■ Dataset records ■
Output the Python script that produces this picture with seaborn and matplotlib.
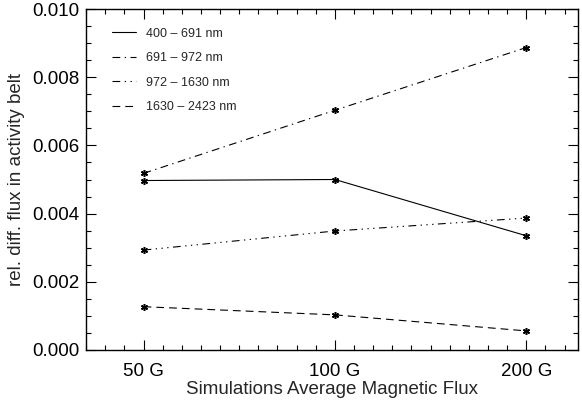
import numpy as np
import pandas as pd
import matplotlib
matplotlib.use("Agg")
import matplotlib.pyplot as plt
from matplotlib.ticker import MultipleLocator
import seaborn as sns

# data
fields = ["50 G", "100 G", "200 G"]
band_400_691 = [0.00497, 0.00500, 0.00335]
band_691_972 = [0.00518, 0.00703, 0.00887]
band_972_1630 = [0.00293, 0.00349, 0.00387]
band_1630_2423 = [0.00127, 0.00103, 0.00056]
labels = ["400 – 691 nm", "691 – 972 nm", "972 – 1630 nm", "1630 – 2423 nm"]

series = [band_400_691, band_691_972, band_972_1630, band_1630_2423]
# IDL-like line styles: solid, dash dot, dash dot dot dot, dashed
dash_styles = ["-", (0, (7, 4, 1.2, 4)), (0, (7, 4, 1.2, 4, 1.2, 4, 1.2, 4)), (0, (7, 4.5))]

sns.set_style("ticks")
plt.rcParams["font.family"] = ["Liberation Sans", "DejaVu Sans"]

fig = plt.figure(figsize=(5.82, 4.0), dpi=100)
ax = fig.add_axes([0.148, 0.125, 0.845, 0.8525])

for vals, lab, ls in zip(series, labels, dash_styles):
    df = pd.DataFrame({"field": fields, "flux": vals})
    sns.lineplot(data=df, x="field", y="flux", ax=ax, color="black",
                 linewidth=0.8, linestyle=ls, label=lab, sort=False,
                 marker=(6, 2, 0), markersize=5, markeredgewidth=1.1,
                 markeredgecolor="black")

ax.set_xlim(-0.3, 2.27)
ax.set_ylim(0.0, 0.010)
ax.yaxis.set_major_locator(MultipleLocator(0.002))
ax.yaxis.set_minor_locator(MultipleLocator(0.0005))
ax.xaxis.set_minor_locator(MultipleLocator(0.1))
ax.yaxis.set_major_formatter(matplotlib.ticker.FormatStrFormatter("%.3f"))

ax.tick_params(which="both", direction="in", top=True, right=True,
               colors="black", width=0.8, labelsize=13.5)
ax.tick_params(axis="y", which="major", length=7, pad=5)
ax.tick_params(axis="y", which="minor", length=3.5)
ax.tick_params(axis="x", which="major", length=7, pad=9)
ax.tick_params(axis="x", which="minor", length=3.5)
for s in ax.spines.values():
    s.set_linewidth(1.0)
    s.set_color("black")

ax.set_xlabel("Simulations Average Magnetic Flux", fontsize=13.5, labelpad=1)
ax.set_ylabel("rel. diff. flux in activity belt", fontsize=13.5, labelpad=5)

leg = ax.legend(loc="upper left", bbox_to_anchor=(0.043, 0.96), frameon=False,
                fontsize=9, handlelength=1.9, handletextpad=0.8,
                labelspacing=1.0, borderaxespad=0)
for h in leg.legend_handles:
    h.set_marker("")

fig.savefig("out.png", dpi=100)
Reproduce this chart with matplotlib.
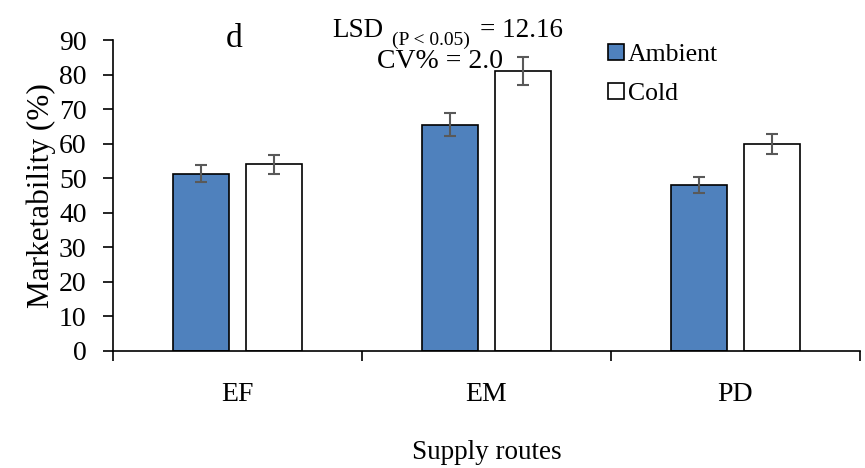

■ EXERCISE ■
Collect each line containing the string "with".

■ RESPONSE ■
Output the Python script that produces this picture with seaborn and matplotlib.
Reproduce this chart with matplotlib.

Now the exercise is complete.